The Hmong annual meeting starts with a Wednesday evening service. Small group conferences take place on Thursday. Business is taken care of on Friday, and Saturday closes with a final worship service.

The only business besides the budget this year was the election of officers:

President Chong Pao Thao, pastor of First Hmong Baptist Church in Broomfield, Colorado, a Denver suburb. Vice-President Pao Ly, pastor of First Hmong Baptist Church in Morganton, North Carolina. Treasurer Lydia Ly, a member of Follower of Christ Baptist Church in St. Paul, Minnesota. A secretary and moderator are to be elected at a later date.

With limited business discussions, the Hmong gathering majored on worship, small group conferences and fellowship for the 235 attendees at the Green Lake Christian Conference Center, perhaps a record high attendance. The theme was Do Not Fear, taken from Isaiah 41:10.

“We want the Christian not to fear to share the Gospel to the unchurched,” Xiong said in explaining the theme.
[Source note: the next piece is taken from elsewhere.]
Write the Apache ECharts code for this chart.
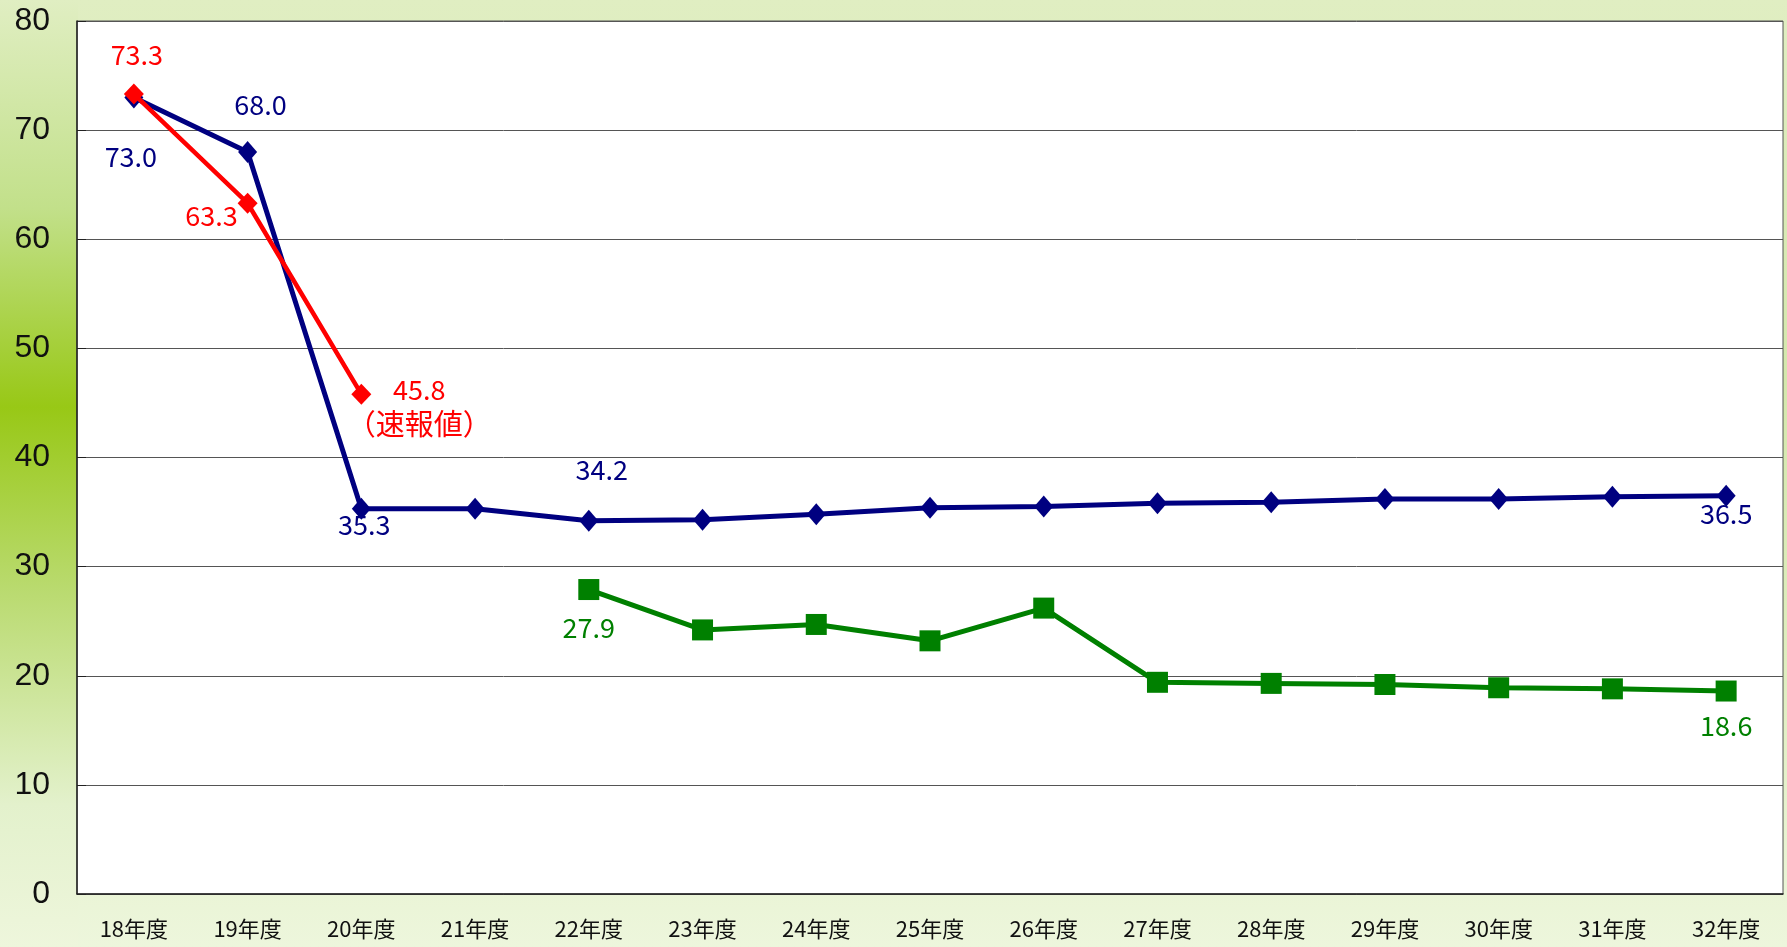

Pastor Daniel Yang led the Thursday pastors’ conference. Zer Vang led the women’s conference. Txerchai Chang led the men’s conference. Chris Vang led the youth conference.

Minnesota-Wisconsin Baptist Convention’s Executive Director Leo Endel discussed at the pastors’ conference what the Bible says about speaking in tongues. 

“There has been some issue about that,” Xiong said. “I asked him to teach the pastors so they can go back to their church and teach their congregation what the Bible says, to help their congregation.”

Endel told the pastors, as Paul writes in 1 Corinthians 14:2 “the person who speaks in a tongue is not speaking to people but to God. …”

“What Paul seems to be describing is a private experience that was being brought into corporate worship and causing controversary and confusion,” Endel said. “Paul argues that this is not allowable unless there is an interpreter. What is spoken in public worship should be understandable.”

To Baptist Press Endel said, “It is always an incredible blessing to be with my Hmong brothers and sisters and to see the way God is using them throughout the world to bring people to Jesus. Their story has the fingerprints of God all over it. He uniquely prepared them to take the Gospel to places that are very difficult for any other people. God called a people to Himself who never had a nation of their own to touch the nations of the world for Jesus!”

The men’s conference was about reaching the next generation. Pao Ly discussed the gap between the generations, Xiong said, explaining, “We have to reach between these two groups so we can do ministry together.” 

Worship for the Hmong annual meeting was led by La Herr, pastor of Hmong Hope Community Baptist Church in Spring Lake Park, Minn.

Guest speakers included Pao Yang, liaison for Hmong Baptist churches in Vietnam; an IMB missionary in Thailand; Cha Herr, pastor of Hmong Baptist Church in Fresno, Calif.; Tonger Vang, pastor of First Hmong Baptist Church in Coon Rapids, Minn.; and outgoing President Chue Ger Herr pastor of First Hmong Baptist in Kansas City, Kan.

“I saw this year we have a very blessed time,” Xiong said. “Even the evenings going very smooth and true worship. I think this year God is blessing our conference and blessing everybody to understand it’s time to take HBNA churches to the next level.” 

The 2024 annual meeting of the Hmong National Baptist Convention is set for Fresno, Calif., with dates and specific location to be announced later.